International investing has become popular as it not only gives geographic diversification but also hedges a portfolio against currency fluctuations. Though one can invest in the stocks of several countries, but investing in US stocks is considered the most popular as the New York Stock Exchange (NYSE) and NASDAQ are the world’s largest stock exchanges. By opening a brokerage account abroad, either through a domestic or foreign brokerage, one can now invest in some of the world’s largest technology companies like Apple, Tesla, Starbucks, Nike and Meta (Facebook), among others.
You can also invest in overseas markets through international mutual funds that are available in India. The biggest advantage of these international funds is that you can invest in rupees without getting into the hassle of remittances and forex charges. But before investing it is important to understand about their taxation rules. Here are the details:
According to Vested Finance, which is a registered investment advisor with the US Securities and Exchange Commission (SEC), long term capital gains tax rate 20 per cent (plus the applicable surcharges and cess fees) is levied on sales of stocks if held for over 24 months. For ETFs, the long-term threshold is 36 months. If investment is held for less than 24 months and profit is booked, then short term capital gains is charged according to your income tax slab.
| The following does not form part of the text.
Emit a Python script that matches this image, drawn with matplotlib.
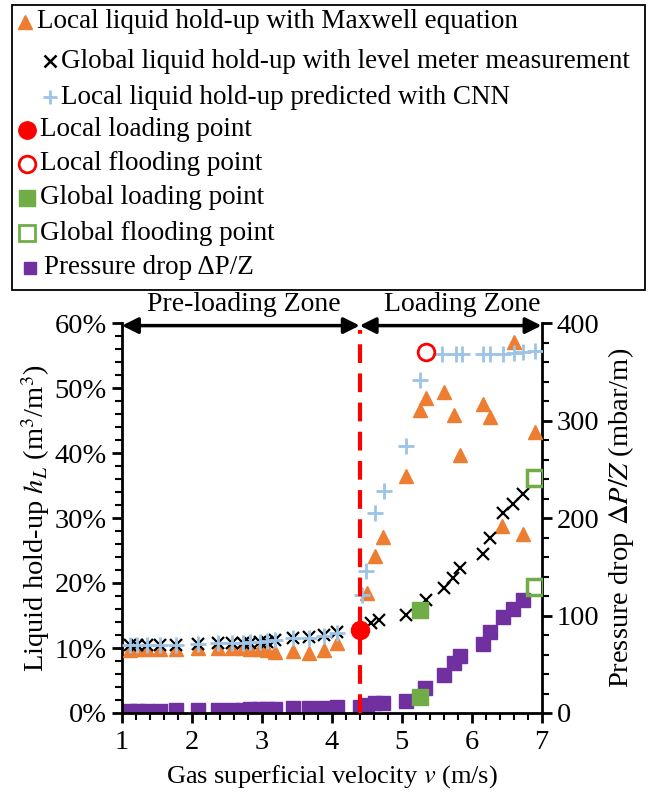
import matplotlib
matplotlib.use("Agg")
import matplotlib.pyplot as plt
from matplotlib.patches import Rectangle
from matplotlib.ticker import MultipleLocator, FuncFormatter

plt.rcParams['font.family'] = ['Liberation Serif', 'DejaVu Serif']
plt.rcParams['mathtext.fontset'] = 'stix'

# ---------------- data ----------------
v_maxwell = [1.11, 1.21, 1.36, 1.54, 1.77, 2.09, 2.37, 2.57, 2.73, 2.83, 2.97, 3.07, 3.19, 3.45, 3.68, 3.89, 4.08,
             4.50, 4.62, 4.74, 5.06, 5.26, 5.35, 5.60, 5.75, 5.84, 6.17, 6.26, 6.43, 6.60, 6.74, 6.90]
hl_maxwell = [9.7, 9.8, 9.8, 9.8, 9.9, 10.0, 10.0, 10.0, 10.0, 9.9, 9.8, 9.7, 9.4, 9.6, 9.2, 9.7, 10.7,
              18.4, 24.2, 27.1, 36.4, 46.6, 48.4, 49.4, 45.8, 39.7, 47.6, 45.6, 28.8, 57.1, 27.5, 43.3]

v_global = [1.11, 1.21, 1.36, 1.54, 1.77, 2.09, 2.37, 2.57, 2.73, 2.83, 2.97, 3.07, 3.19, 3.45, 3.68, 3.89, 4.08,
            4.56, 4.68, 5.06, 5.35, 5.60, 5.74, 5.84, 6.17, 6.27, 6.45, 6.59, 6.74]
hl_global = [10.4, 10.4, 10.5, 10.5, 10.5, 10.6, 10.7, 10.7, 10.8, 10.8, 10.9, 11.0, 11.2, 11.6, 11.7, 12.0, 12.4,
             13.9, 14.3, 15.1, 17.4, 19.2, 20.7, 22.3, 24.5, 27.0, 30.7, 32.2, 33.7]

v_cnn = [1.11, 1.21, 1.36, 1.54, 1.77, 2.09, 2.37, 2.57, 2.73, 2.83, 2.97, 3.07, 3.19, 3.45, 3.68, 3.89, 4.08,
         4.43, 4.49, 4.62, 4.75, 5.06, 5.26, 5.57, 5.78, 5.86, 6.17, 6.26, 6.45, 6.60, 6.74, 6.91]
hl_cnn = [10.5, 10.5, 10.5, 10.4, 10.5, 10.6, 10.7, 10.8, 10.8, 10.9, 11.0, 11.1, 11.3, 11.5, 11.6, 11.9, 12.3,
          18.2, 21.8, 30.8, 34.2, 41.1, 51.2, 55.2, 55.2, 55.2, 55.2, 55.2, 55.3, 55.4, 55.5, 55.7]

v_local_loading, hl_local_loading = [4.40], [12.8]
v_local_flooding, hl_local_flooding = [5.35], [55.5]

v_global_loading = [5.26]
hl_global_loading = [15.8]
dp_global_loading = [16.7]
v_global_flooding = [6.90]
hl_global_flooding = [36.1]
dp_global_flooding = [129.5]

v_dp = [1.11, 1.21, 1.36, 1.54, 1.77, 2.09, 2.37, 2.57, 2.73, 2.83, 2.97, 3.07, 3.19, 3.45, 3.68, 3.89, 4.08,
        4.40, 4.50, 4.62, 4.74, 5.06, 5.33, 5.60, 5.75, 5.84, 6.17, 6.27, 6.45, 6.59, 6.74]
dp = [2, 2, 2.5, 2.5, 3, 3, 3.5, 3.5, 3.5, 4, 4, 4, 4.5, 5, 5, 5.5, 6.5,
      6.5, 8, 9.9, 10.6, 12.6, 25.3, 39, 51, 58.5, 70.4, 83.4, 98.8, 106.4, 115.9]

v_boundary = 4.4
zone_labels = ["Pre-loading Zone", "Loading Zone"]

legend_labels = [
    "Local liquid hold-up with Maxwell equation",
    "Global liquid hold-up with level meter measurement",
    "Local liquid hold-up predicted with CNN",
    "Local loading point",
    "Local flooding point",
    "Global loading point",
    "Global flooding point",
    "Pressure drop \u0394P/Z",
]

c_orange = '#ED7D31'
c_blue = '#9DC3E6'
c_purple = '#7030A0'
c_green = '#70AD47'
c_red = '#FF0000'

tfs = 20.5   # tick labels
yfs = 20.5   # y labels
xfs = 19     # x label
zfs = 20     # zone labels
lfs = 19.5   # legend

fig = plt.figure(figsize=(6.59, 8.0), dpi=100)
ax = fig.add_axes([122/659, 1-713/800, (541.5-122)/659, (713-323)/800])
ax2 = ax.twinx()
ax.set_zorder(ax2.get_zorder() + 1)
ax.patch.set_visible(False)

# pressure drop axis
ax2.plot(v_dp, dp, 's', color=c_purple, ms=9.5, mec=c_purple, ls='none', zorder=3)
ax2.plot(v_global_loading, dp_global_loading, 's', color=c_green, ms=12, ls='none', zorder=4)
ax2.plot(v_global_flooding, dp_global_flooding, 's', mfc='none', mec=c_green, mew=2.5, ms=12, ls='none', zorder=4)

# hold-up axis
ax.plot(v_maxwell, hl_maxwell, '^', color=c_orange, ms=10, ls='none', zorder=3)
ax.plot(v_global, hl_global, 'x', color='black', ms=9, mew=1.6, ls='none', zorder=4)
ax.plot(v_cnn, hl_cnn, '+', color=c_blue, ms=11, mew=2, ls='none', zorder=5)
ax.plot(v_global_loading, hl_global_loading, 's', color=c_green, ms=12, ls='none', zorder=6)
ax.plot(v_global_flooding, hl_global_flooding, 's', mfc='none', mec=c_green, mew=2.5, ms=12, ls='none', zorder=6)
ax.plot([v_boundary, v_boundary], [0, 59], color=c_red, lw=3, ls=(0, (4.5, 2.5)), zorder=7)
ax.plot(v_local_loading, hl_local_loading, 'o', color=c_red, ms=13, ls='none', zorder=8)
ax.plot(v_local_flooding, hl_local_flooding, 'o', mfc='none', mec=c_red, mew=2, ms=12, ls='none', zorder=8)

ax.set_xlim(1, 7)
ax.set_ylim(0, 60)
ax2.set_ylim(0, 400)

ax.xaxis.set_major_locator(MultipleLocator(1))
ax.xaxis.set_minor_locator(MultipleLocator(0.2))
ax.yaxis.set_major_locator(MultipleLocator(10))
ax.yaxis.set_minor_locator(MultipleLocator(2))
ax.yaxis.set_major_formatter(FuncFormatter(lambda y, p: f"{y:.0f}%"))
ax2.yaxis.set_major_locator(MultipleLocator(100))
ax2.yaxis.set_minor_locator(MultipleLocator(20))

for a in (ax, ax2):
    a.spines['top'].set_visible(False)
    for s in a.spines.values():
        s.set_linewidth(2)
    a.tick_params(which='major', length=7, width=2, labelsize=tfs, direction='out')
    a.tick_params(which='minor', length=5, width=1.5, direction='out')
ax.tick_params(axis='x', which='major', pad=5)
ax.tick_params(axis='y', which='major', pad=4)
ax2.tick_params(axis='y', which='major', pad=4)
ax.spines['right'].set_visible(False)
ax2.spines['left'].set_visible(False)
ax2.spines['bottom'].set_visible(False)

ax.set_xlabel("Gas superficial velocity $v$ (m/s)", fontsize=xfs, labelpad=6)
ax.set_ylabel("Liquid hold-up $h_L$ (m$^3$/m$^3$)", fontsize=yfs, labelpad=2)
ax2.set_ylabel("Pressure drop $\\Delta P/Z$ (mbar/m)", fontsize=yfs, labelpad=5)

# zone arrows
arrow_y = 59.6
for xa, xb in ((1, v_boundary), (v_boundary, 7)):
    ax.annotate('', xy=(xa, arrow_y), xytext=(xb, arrow_y),
                arrowprops=dict(arrowstyle='<|-|>', lw=2.5, color='black', mutation_scale=24,
                                shrinkA=0, shrinkB=0), zorder=9)
ax.text(2.74, 62.9, zone_labels[0], ha='center', va='center', fontsize=zfs, clip_on=False)
ax.text(5.86, 62.9, zone_labels[1], ha='center', va='center', fontsize=zfs, clip_on=False)

# ---------------- legend (figure pixel coordinates) ----------------
lax = fig.add_axes([0, 0, 1, 1], zorder=20)
lax.set_xlim(0, 659)
lax.set_ylim(800, 0)
lax.axis('off')
lax.add_patch(Rectangle((12, 5), 633, 285, fill=False, edgecolor='black', lw=1.3))

row_y = [22, 61, 97, 130, 164, 198, 233, 268]
marker_x = [25, 50, 50, 27, 27, 27, 27, 30]
text_x = [37, 61, 61, 40, 40, 40, 40, 44]
styles = [
    dict(marker='^', color=c_orange, ms=9.5),
    dict(marker='x', color='black', ms=8.5, mew=1.8),
    dict(marker='+', color=c_blue, ms=10, mew=2),
    dict(marker='o', color=c_red, ms=12.5),
    dict(marker='o', mfc='none', mec=c_red, mew=2, ms=12),
    dict(marker='s', color=c_green, ms=11),
    dict(marker='s', mfc='none', mec=c_green, mew=2, ms=11),
    dict(marker='s', color=c_purple, ms=9),
]
for y, mx, tx, st, lab in zip(row_y, marker_x, text_x, styles, legend_labels):
    lax.plot([mx], [y], ls='none', **st)
    lax.text(tx, y, lab, ha='left', va='center', fontsize=lfs)

fig.savefig("out.png", dpi=100)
Moreover, dividends are taxed in the US at a flat rate of 25 per cent. The broker paying the dividend will subtract the 25 per cent taxes before distributing the remaining 75 per cent to the investor. However, one can take credit for the dividend tax paid when filing taxes in India.
“For investment in US (or foreign) equities, there are no special tax rates, etc. Foreign holding is an asset like gold and taxed accordingly. As we are holding foreign assets here, we need to ensure funds utilised are from sources regularly reported in Income Tax Return,” says Sujit Bangar, founder of the online portal Taxbuddy.com.
What happens if one inherits foreign shares? Bangar says, “As an Indian, we invest in foreign assets via underline instrument like global funds, for example, Edelweiss US Technology fund. In these types of investments, there won’t be any incidence of inheritance tax or estate duty. If individual is holding US shares directly in individual capacity, then after his/her death, there would be incidence of inheritance tax. But in such situation too individual will get complete credit in India for taxes withheld in US due to DTAA between India and USA.”